God Save The Queen, Amhrán na bhFiann, and Ireland’s Call were on the playlist that day and in light of this, they reached a compromise.
“He turned around to them and said, ‘Right lads, what’s it gonna be? All three (songs) or none?’
“They all agreed to sing all three anthems and help each other with the different parts. He said the drink was flowing and the banter was great. It was just a very powerful day and we should never let go of the game. We should never let those who hate the most determine what we do.
“It just brings misery to the people of this island, whichever background they’re from. We should keep reminding ourselves of what’s possible.”
Glennon had this to say about the sometimes controversial Ireland’s Call:
“It did nothing for me,” Glennon says. “For me, in Lansdowne Road, the anthem was Amhrán na bhFiann. That was the anthem of my country and it was an extremely proud honour to stand for the national anthem with a green jersey on you.
“I just couldn’t feel the same pride for Ireland’s Call. In fact, I felt it diluted and undermined Amhrán na bhFiann. I saw the idea and I knew what they were trying to achieve, but it did absolutely nothing for me.
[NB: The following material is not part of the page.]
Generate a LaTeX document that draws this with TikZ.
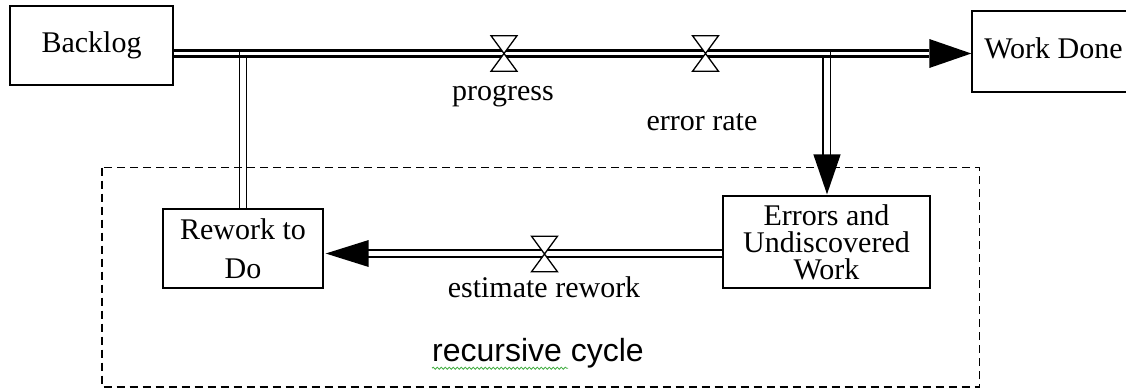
\documentclass[tikz,border=0pt]{standalone}
\usepackage{fontspec}
\setmainfont{Liberation Serif}
\newfontfamily\labelsans{Liberation Sans}
\usetikzlibrary{calc,decorations.pathmorphing}
\definecolor{spellgreen}{RGB}{70,175,70}
\tikzset{
  stock/.style={draw, line width=1.4pt, inner sep=0pt, align=center,
    font=\fontsize{30}{36}\selectfont},
  oneline/.style={text height=20.5pt, text depth=7pt},
  mainpipe/.style={draw, line width=2.7pt, double=white, double distance=3pt},
  sidepipe/.style={draw, line width=1.5pt, double=white, double distance=5.5pt},
  pipeline/.style={line width=1.5pt},
  flowlabel/.style={anchor=base, inner sep=0pt, font=\fontsize{30}{36}\selectfont},
  cycleframe/.style={line width=1.4pt, dash pattern=on 8pt off 5pt},
  valve/.pic={\draw[line width=1.3pt, fill=white]
    (-13,-17.8) -- (13,-17.8) -- (0,0) -- (13,17.8) -- (-13,17.8) -- (0,0) -- cycle;},
}
\begin{document}
\begin{tikzpicture}[x=1pt,y=-1pt]
\useasboundingbox (0,0) rectangle (1126,389);

% dashed frame around the rework loop
\draw[cycleframe] (102,167.5) rectangle (979.5,387);

% stocks
\node[stock, oneline, minimum width=163pt, minimum height=79pt] (backlog) at (91.5,45.5) {Backlog};
\node[stock, oneline, minimum width=163pt, minimum height=81pt] (done) at (1053.5,51.5) {Work Done};
\node[stock, minimum width=160pt, minimum height=79pt,
      font=\fontsize{30}{39}\selectfont] (rework) at (243,248.5) {Rework to\\Do};
\node[stock, minimum width=207pt, minimum height=92pt,
      font=\fontsize{30}{27}\selectfont] (errors) at (826.5,242) {Errors and\\Undiscovered\\Work};

% flow levels
\coordinate (topflow) at (0,53.5);
\coordinate (reflow) at (0,253.5);

% main flow: Backlog -> Work Done
\draw[mainpipe] (backlog.east |- topflow) -- ($(done.west |- topflow)+(-42,0)$);
\fill (done.west |- topflow) -- ++(-42,-14.5) -- ++(0,29) -- cycle;

% rework feeds back into the main flow
\draw[pipeline] ($(rework.north)+(-3.5,0)$) -- ($(rework.north |- topflow)+(-3.5,-2.5)$);
\draw[pipeline] ($(rework.north)+(3.5,0)$) -- ($(rework.north |- topflow)+(3.5,2.5)$);

% errors branch off the main flow
\draw[pipeline] ($(errors.north |- topflow)+(-3.5,2.5)$) -- ($(errors.north)+(-3.5,-40)$);
\draw[pipeline] ($(errors.north |- topflow)+(4,-2.5)$) -- ($(errors.north)+(4,-40)$);
\fill ($(errors.north)+(0.5,-1)$) -- ++(-13.7,-40) -- ++(27.4,0) -- cycle;

% estimate rework: Errors -> Rework to Do
\draw[sidepipe] (errors.west |- reflow) -- ($(rework.east |- reflow)+(44,0)$);
\fill ($(rework.east |- reflow)+(2,0)$) -- ++(43,-13.5) -- ++(0,27) -- cycle;

% valves
\coordinate (vprog) at (504,53.5);
\coordinate (verr) at (705.5,53.5);
\coordinate (vest) at (544.5,254);
\pic at (vprog) {valve};
\pic at (verr) {valve};
\pic at (vest) {valve};

% flow labels
\node[flowlabel] (lprog) at (503,100) {progress};
\node[flowlabel] (lerr) at (702,130) {error rate};
\node[flowlabel] (lest) at (544,297.7) {estimate rework};
\node[flowlabel, font=\fontsize{32}{38}\labelsans] (lcycle) at (538,361.7) {recursive cycle};
\draw[spellgreen, line width=0.8pt, decorate,
      decoration={snake, amplitude=1.1pt, segment length=4pt}]
  ($(lcycle.base west)+(0,6.5)$) -- ++(136,0);
\end{tikzpicture}
\end{document}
“I won’t say it grew on me, it still wouldn’t be my listening of choice, but I’d become used to it and I know now that it means an awful lot to an entire generation who’ve grown up with it.
“And as such, it is now representative of the Irish people who like and accept it. On that basis, I go along with that.”
For Ringland, it’s more personal: not least because Rugby helps assert his strong (still British) feelings of Irishness. Others may feel that that’s been challenged by the shenanigans of the Troubles: wherever Rugby played it retains huge strength as a bridge between to distinct forms of Irishness.
Towards the end of the piece he notes:
“When you think of those who lost loved ones during the Troubles — is it too much to ask that we allow some symbol like Ireland’s Call come through that actually builds relationships?
“Is that not the least we can do for those families who suffered so much, that we could at least start doing things a bit differently to the way that we’ve done in the past?
“We’ve tried the hate route, so why not try friendship? That’s a lot of what people who criticise Ireland’s Call don’t get.”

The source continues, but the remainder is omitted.